Kleiner Beschluss, große Differenzen: Der CDU-Generalsekretär begrüßt die Zustimmung der Grünen zum Atomausstieg. Ein anderer Politiker wirft den Grünen Verrat an eigenen Zielen vor.

Dabei ist die Aussage doch klar: Claudia Stamm, Grüne. Bild: dpa

BERLIN afp | CDU-Generalsekretär Hermann Gröhe hat die Zustimmung der Grünen zum Atomausstiegsgesetz der Bundesregierung auf ihrem Sonderparteitag in Berlin begrüßt. "Natürlich freue ich mich", sagte Gröhe der B.Z. am Sonntag. Doch der Stresstest für die Grünen komme erst noch.

"Beim Bau neuer Netze oder neuer effizienter Gaskraftwerke wird sich zeigen, ob die Grünen bereit sind, auch unpopuläre, aber notwendige Maßnahmen beim Umstieg in eine neue Energieversorgung mitzutragen - oder ob sie vor Ort weiter den Protest schüren und damit ihr parteipolitisches Süppchen kochen", sagte Gröhe.
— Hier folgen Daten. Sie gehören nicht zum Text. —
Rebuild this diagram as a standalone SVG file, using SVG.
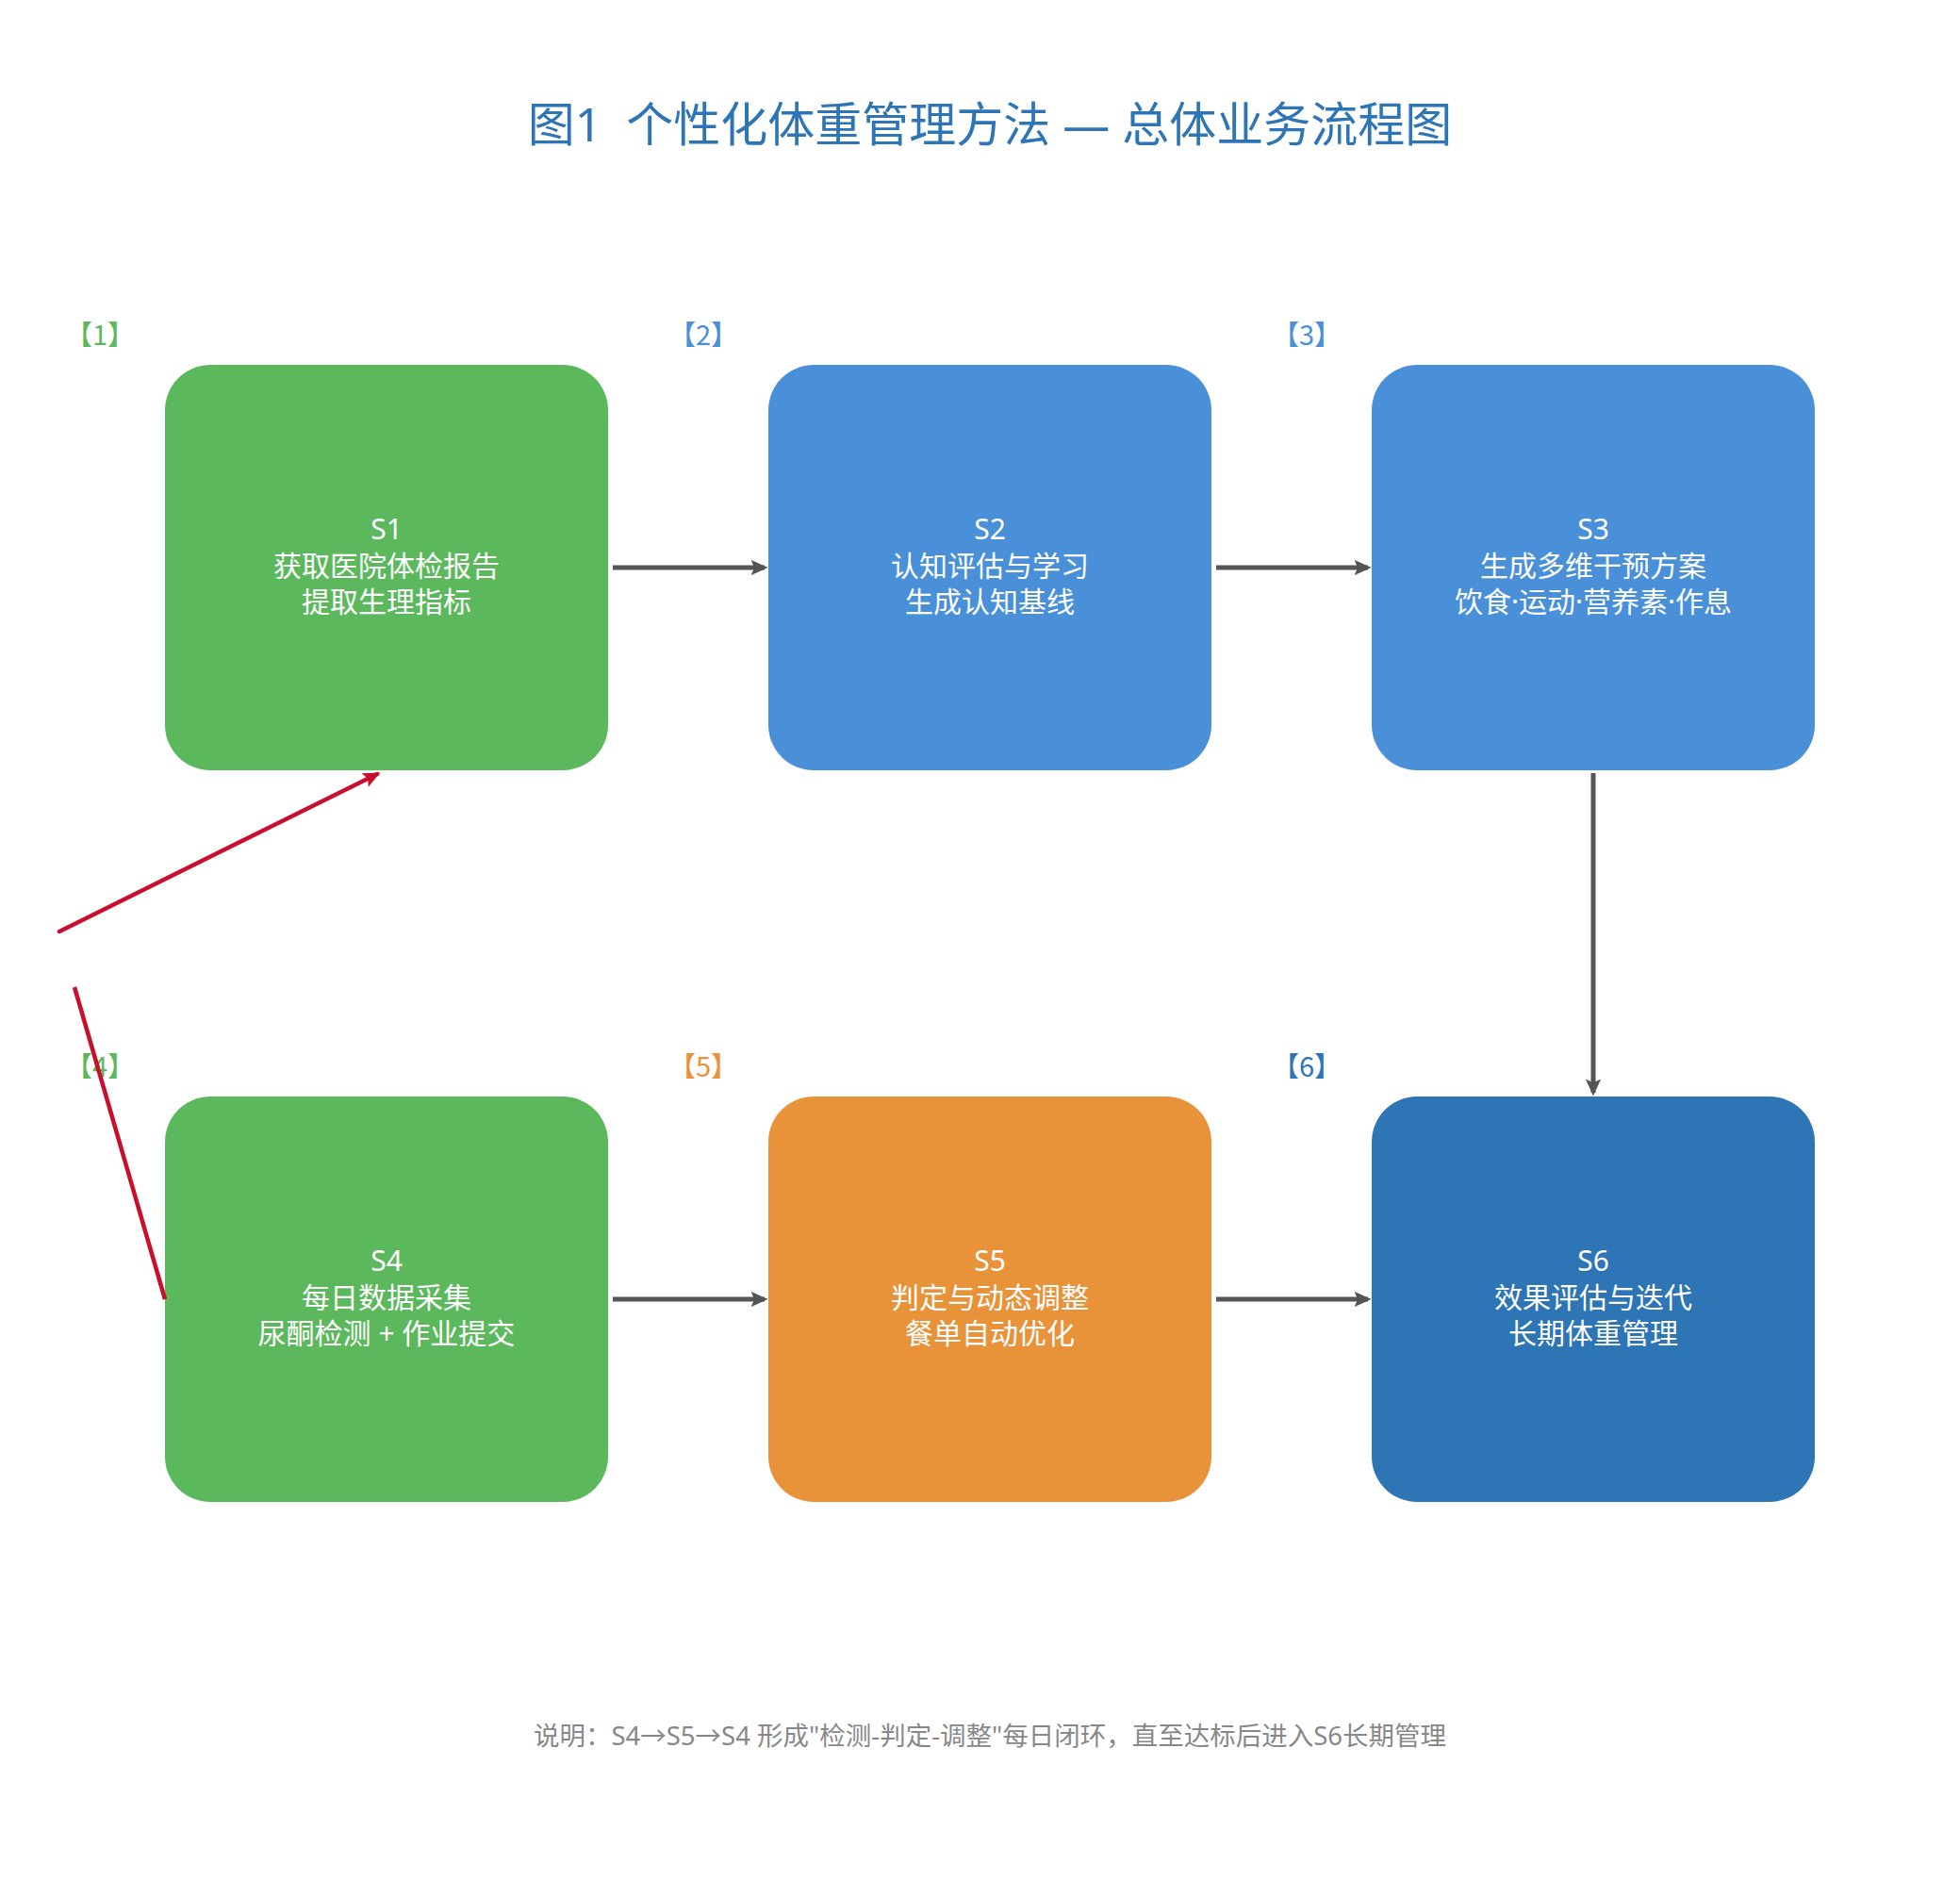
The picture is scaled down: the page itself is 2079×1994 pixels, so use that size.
<svg xmlns="http://www.w3.org/2000/svg" width="2079" height="1994" viewBox="0 0 2079 1994">
<defs>
<style>
text{font-family:"Noto Sans","Noto Sans CJK SC",sans-serif;}
.title{font-size:50px;fill:#2E75B6;text-anchor:middle;}
.nt{font-size:30px;fill:#FFFFFF;text-anchor:middle;}
.lbl{font-size:29px;text-anchor:middle;font-family:"Noto Sans CJK SC",sans-serif;}
.note{font-size:27.5px;fill:#888888;text-anchor:middle;}
.conn{stroke:#555555;stroke-width:5;fill:none;}
.red{stroke:#C8102E;stroke-width:4.5;fill:none;}
</style>
<marker id="ah" viewBox="0 0 10 10" refX="8" refY="5" markerWidth="3.6" markerHeight="3.6" orient="auto" markerUnits="strokeWidth">
<path d="M0,0.5 L10,5 L0,9.5 L2,5 Z" fill="#555555"/>
</marker>
<marker id="ahr" viewBox="0 0 10 10" refX="8" refY="5" markerWidth="4" markerHeight="4" orient="auto" markerUnits="strokeWidth">
<path d="M0,0.5 L10,5 L0,9.5 L2,5 Z" fill="#C8102E"/>
</marker>
</defs>
<rect width="2079" height="1994" fill="#FFFFFF"/>
<text class="title" x="1050" y="150" xml:space="preserve">图1  个性化体重管理方法 — 总体业务流程图</text>

<g id="S1">
<text class="lbl" x="106" y="366" fill="#5CB85C">【1】</text>
<rect x="175" y="387" width="470" height="430" rx="48" fill="#5CB85C"/>
<text class="nt" x="410" y="572">S1<tspan x="410" dy="39">获取医院体检报告</tspan><tspan x="410" dy="38">提取生理指标</tspan></text>
</g>
<g id="S2">
<text class="lbl" x="746" y="366" fill="#4A90D9">【2】</text>
<rect x="815" y="387" width="470" height="430" rx="48" fill="#4A90D9"/>
<text class="nt" x="1050" y="572">S2<tspan x="1050" dy="39">认知评估与学习</tspan><tspan x="1050" dy="38">生成认知基线</tspan></text>
</g>
<g id="S3">
<text class="lbl" x="1386" y="366" fill="#4A90D9">【3】</text>
<rect x="1455" y="387" width="470" height="430" rx="48" fill="#4A90D9"/>
<text class="nt" x="1690" y="572">S3<tspan x="1690" dy="39">生成多维干预方案</tspan><tspan x="1690" dy="38">饮食·运动·营养素·作息</tspan></text>
</g>
<g id="S4">
<text class="lbl" x="106" y="1142" fill="#5CB85C">【4】</text>
<rect x="175" y="1163" width="470" height="430" rx="48" fill="#5CB85C"/>
<text class="nt" x="410" y="1348">S4<tspan x="410" dy="39">每日数据采集</tspan><tspan x="410" dy="38">尿酮检测 + 作业提交</tspan></text>
</g>
<g id="S5">
<text class="lbl" x="746" y="1142" fill="#E8923A">【5】</text>
<rect x="815" y="1163" width="470" height="430" rx="48" fill="#E8923A"/>
<text class="nt" x="1050" y="1348">S5<tspan x="1050" dy="39">判定与动态调整</tspan><tspan x="1050" dy="38">餐单自动优化</tspan></text>
</g>
<g id="S6">
<text class="lbl" x="1386" y="1142" fill="#2E75B6">【6】</text>
<rect x="1455" y="1163" width="470" height="430" rx="48" fill="#2E75B6"/>
<text class="nt" x="1690" y="1348">S6<tspan x="1690" dy="39">效果评估与迭代</tspan><tspan x="1690" dy="38">长期体重管理</tspan></text>
</g>

<g id="connectors">
<line class="conn" x1="650" y1="602" x2="811" y2="602" marker-end="url(#ah)"/>
<line class="conn" x1="1290" y1="602" x2="1451" y2="602" marker-end="url(#ah)"/>
<line class="conn" x1="1690" y1="820" x2="1690" y2="1159" marker-end="url(#ah)"/>
<line class="conn" x1="650" y1="1378" x2="811" y2="1378" marker-end="url(#ah)"/>
<line class="conn" x1="1290" y1="1378" x2="1451" y2="1378" marker-end="url(#ah)"/>
<line class="red" x1="175" y1="1378" x2="79" y2="1047"/>
<line class="red" x1="63" y1="988" x2="400" y2="821" stroke-linecap="round" marker-end="url(#ahr)"/>
</g>

<text class="note" x="1050" y="1851">说明：S4→S5→S4 形成"检测-判定-调整"每日闭环，直至达标后进入S6长期管理</text>
</svg>
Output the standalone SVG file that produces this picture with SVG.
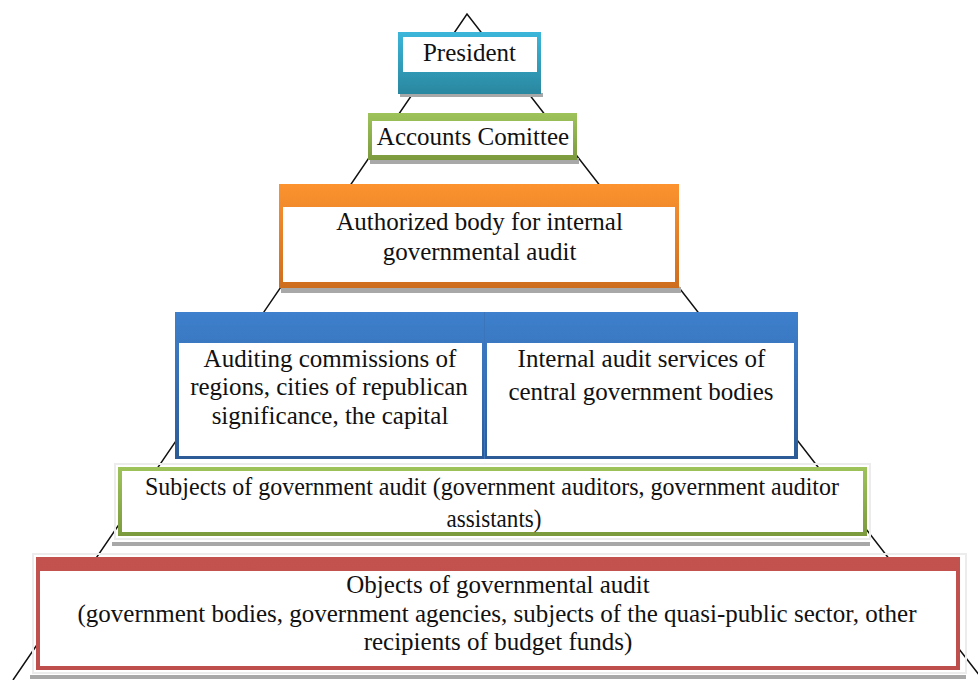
<svg xmlns="http://www.w3.org/2000/svg" width="978" height="680" viewBox="0 0 978 680">
  <defs>
    <linearGradient id="gTeal" x1="0" y1="0" x2="0" y2="1">
      <stop offset="0" stop-color="#3bb6da"/>
      <stop offset="1" stop-color="#2a879f"/>
    </linearGradient>
    <linearGradient id="gGreen" x1="0" y1="0" x2="0" y2="1">
      <stop offset="0" stop-color="#9ec35b"/>
      <stop offset="1" stop-color="#7c9a3d"/>
    </linearGradient>
    <linearGradient id="gOrange" x1="0" y1="0" x2="0" y2="1">
      <stop offset="0" stop-color="#fc932f"/>
      <stop offset="1" stop-color="#cd6d1e"/>
    </linearGradient>
    <linearGradient id="gBlue" x1="0" y1="0" x2="0" y2="1">
      <stop offset="0" stop-color="#3e80cd"/>
      <stop offset="1" stop-color="#2c5b97"/>
    </linearGradient>
    <linearGradient id="gRed" x1="0" y1="0" x2="0" y2="1">
      <stop offset="0" stop-color="#c3524f"/>
      <stop offset="1" stop-color="#bd4e4b"/>
    </linearGradient>
  </defs>
  <style>
    .label { font-family: "Liberation Serif", "Times New Roman", serif; font-size: 25px; fill: #111; text-anchor: middle; }
    .panel { fill: #ffffff; }
    .shadow { fill: #a8a8a8; }
    .glow { fill: none; stroke: #ececec; stroke-width: 2; }
    .edge { fill: none; stroke: #111; stroke-width: 1.5; }
  </style>

  <rect width="978" height="680" fill="#ffffff"/>

  <!-- pyramid outline behind the tiers -->
  <g id="pyramid">
    <polyline class="edge" points="13,680 467,14 983,680"/>
  </g>

  <g id="connectors"/>

  <!-- tier 1 -->
  <g id="president">
    <rect class="shadow" x="400" y="93" width="143" height="4"/>
    <rect x="398" y="32" width="143" height="62" fill="url(#gTeal)"/>
    <rect class="panel" x="403" y="37" width="134" height="35"/>
    <text class="label" x="469.5" y="61">President</text>
  </g>

  <!-- tier 2 -->
  <g id="accounts-committee">
    <rect class="shadow" x="370" y="158" width="209" height="6"/>
    <rect x="368" y="113" width="209" height="47" fill="url(#gGreen)"/>
    <rect class="panel" x="372" y="121" width="201" height="34"/>
    <text class="label" x="473" y="145">Accounts Comittee</text>
  </g>

  <!-- tier 3 -->
  <g id="authorized-body">
    <rect class="shadow" x="281" y="287" width="400" height="6"/>
    <rect x="279" y="184" width="400" height="104" fill="url(#gOrange)"/>
    <rect class="panel" x="283" y="207" width="392" height="75"/>
    <text class="label" x="479.5" y="230">Authorized body for internal</text>
    <text class="label" x="479.5" y="260">governmental audit</text>
  </g>

  <!-- tier 4 -->
  <g id="auditing-commissions">
    <rect x="175" y="312" width="311" height="147" fill="url(#gBlue)"/>
    <rect class="panel" x="179" y="343" width="303" height="113"/>
    <text class="label" x="330" y="367">Auditing commissions of</text>
    <text class="label" x="329" y="395">regions, cities of republican</text>
    <text class="label" x="330" y="424">significance, the capital</text>
  </g>
  <g id="internal-audit-services">
    <rect x="484" y="312" width="314" height="147" fill="url(#gBlue)"/>
    <line x1="484.5" y1="312" x2="484.5" y2="459" stroke="#3a74bb" stroke-width="1"/>
    <rect class="panel" x="487" y="343" width="307" height="113"/>
    <text class="label" x="641.5" y="367">Internal audit services of</text>
    <text class="label" x="641" y="400">central government bodies</text>
  </g>

  <!-- tier 5 -->
  <g id="audit-subjects">
    <rect class="glow" x="115" y="464" width="755" height="75"/>
    <rect class="shadow" x="112" y="542" width="758" height="4"/>
    <rect x="118" y="467" width="749" height="69" fill="url(#gGreen)"/>
    <rect class="panel" x="122" y="471" width="741" height="61"/>
    <text class="label" x="492" y="495" textLength="694" lengthAdjust="spacingAndGlyphs">Subjects of government audit (government auditors, government auditor</text>
    <text class="label" x="494" y="527" textLength="95" lengthAdjust="spacingAndGlyphs">assistants)</text>
  </g>

  <!-- tier 6 -->
  <g id="audit-objects">
    <rect class="glow" x="33" y="554" width="933" height="119"/>
    <rect class="shadow" x="30" y="675" width="936" height="4"/>
    <rect x="36" y="557" width="924" height="113" fill="url(#gRed)"/>
    <rect class="panel" x="40" y="571" width="916" height="95"/>
    <text class="label" x="498" y="593">Objects of governmental audit</text>
    <text class="label" x="497" y="622">(government bodies, government agencies, subjects of the quasi-public sector, other</text>
    <text class="label" x="498" y="650">recipients of budget funds)</text>
  </g>
</svg>
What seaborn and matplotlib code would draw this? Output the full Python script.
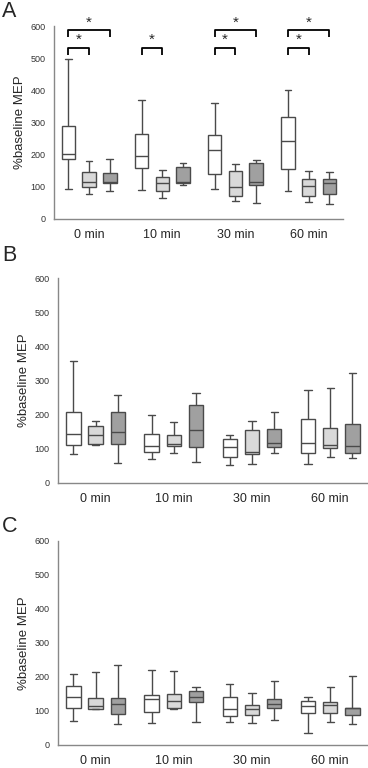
import numpy as np
import pandas as pd
import matplotlib
matplotlib.use("Agg")
import matplotlib.pyplot as plt
import seaborn as sns

times = ["0 min", "10 min", "30 min", "60 min"]
groups = ["g1", "g2", "g3"]
box_colors = ["#ffffff", "#d9d9d9", "#a0a0a0"]

# five-number summaries per box: [min, q1, median, q3, max], order time x group
panel_a = [
    [93, 187, 202, 288, 496], [77, 101, 116, 147, 179], [87, 111, 116, 144, 186],
    [89, 157, 197, 264, 369], [64, 86, 113, 131, 153], [106, 113, 116, 163, 175],
    [92, 140, 214, 262, 361], [56, 71, 98, 148, 172], [51, 107, 116, 175, 182],
    [87, 156, 242, 316, 402], [52, 72, 104, 125, 150], [46, 77, 111, 125, 147],
]
panel_b = [
    [85, 112, 144, 208, 356], [110, 115, 141, 167, 181], [59, 113, 148, 207, 258],
    [69, 92, 109, 143, 199], [88, 107, 115, 140, 180], [61, 106, 154, 229, 264],
    [53, 75, 104, 129, 140], [55, 84, 91, 154, 181], [88, 104, 118, 159, 207],
    [56, 89, 117, 186, 272], [77, 102, 112, 160, 279], [74, 89, 107, 173, 321],
]
panel_c = [
    [70, 108, 142, 174, 209], [105, 107, 116, 139, 215], [61, 91, 120, 139, 234],
    [65, 98, 135, 147, 222], [106, 108, 130, 149, 217], [67, 126, 142, 159, 171],
    [68, 86, 107, 141, 178], [65, 88, 106, 119, 152], [75, 110, 120, 134, 189],
    [34, 94, 114, 129, 142], [68, 93, 119, 127, 172], [61, 89, 108, 110, 202],
]

# significance brackets for panel A: (time index, group from, group to, bracket level)
sig_a = [
    (0, 0, 1, 533), (0, 0, 2, 587),
    (1, 0, 1, 533),
    (2, 0, 1, 533), (2, 0, 2, 587),
    (3, 0, 1, 533), (3, 0, 2, 587),
]

WIDTH = 0.85


def to_frame(stats):
    rows = []
    for i, five in enumerate(stats):
        t = times[i // 3]
        g = groups[i % 3]
        for v in five:
            rows.append({"time": t, "group": g, "value": v})
    return pd.DataFrame(rows)


def draw_panel(ax, stats):
    df = to_frame(stats)
    sns.boxplot(data=df, x="time", y="value", hue="group", order=times,
                hue_order=groups, palette=box_colors, whis=(0, 100),
                width=WIDTH, gap=0.35, linewidth=1.0, linecolor="#4a4a4a",
                showfliers=False, legend=False, ax=ax,
                medianprops=dict(color="#4a4a4a", linewidth=1.0))
    ax.set_ylim(0, 600)
    ax.set_yticks(range(0, 601, 100))
    ax.set_xlim(-0.48, 3.47)
    ax.set_xlabel("")
    ax.set_ylabel("%baseline MEP", fontsize=9.5, labelpad=3)
    ax.tick_params(axis="y", length=0, labelsize=6.5, labelcolor="#333333", pad=6)
    ax.tick_params(axis="x", length=0, labelsize=9, pad=7)
    for s in ["top", "right"]:
        ax.spines[s].set_visible(False)
    for s in ["left", "bottom"]:
        ax.spines[s].set_color("#888888")
        ax.spines[s].set_linewidth(1.0)


sns.set_theme(style="white")
plt.rcParams["font.family"] = ["Liberation Sans", "DejaVu Sans"]

fig = plt.figure(figsize=(3.68, 7.68), dpi=100)
W, H = 368, 768
ax_a = fig.add_axes([54 / W, 1 - 219 / H, (343 - 54) / W, (219 - 26) / H])
ax_b = fig.add_axes([58 / W, 1 - 483 / H, (367 - 58) / W, (483 - 278) / H])
ax_c = fig.add_axes([58 / W, 1 - 745 / H, (367 - 58) / W, (745 - 541) / H])

draw_panel(ax_a, panel_a)
draw_panel(ax_b, panel_b)
draw_panel(ax_c, panel_c)

for letter, top in [("A", 1), ("B", 245), ("C", 516)]:
    fig.text(2 / W, 1 - top / H, letter, fontsize=15.5, ha="left", va="top")

step = WIDTH / 3
for t, g0, g1, level in sig_a:
    x0 = t + (g0 - 1) * step
    x1 = t + (g1 - 1) * step
    ax_a.plot([x0, x0, x1, x1], [level - 22, level, level, level - 22],
              color="black", lw=1.3, clip_on=False, solid_capstyle="butt")
    ax_a.text((x0 + x1) / 2, level + 2, "*", ha="center", va="bottom",
              fontsize=11, clip_on=False)

fig.savefig("out.png", dpi=100)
Der Fraktionsvorsitzende der Linken im Bundestag, Gregor Gysi, warf dagegen den Grünen Verrat an ihren eigenen Zielen vor. Technisch machbar wäre die Abschaltung schon 2014 oder, wie die Grünen meinen, 2017, sagte Gysi. Indem die Grünen dem von der Regierung geplanten Ausstieg bis 2022 zustimmen, wollten sie sich als koalitionsfähig für die Union erweisen, nähmen damit aber eine längere Laufzeit in Kauf. Außerdem hätten die Grünen auf die Aufnahme des Verbots der Nutzung des Atomstroms ins Grundgesetz bestehen müssen, sagte Gysi. Ein "sinnloses darum Bitten" bringe nichts.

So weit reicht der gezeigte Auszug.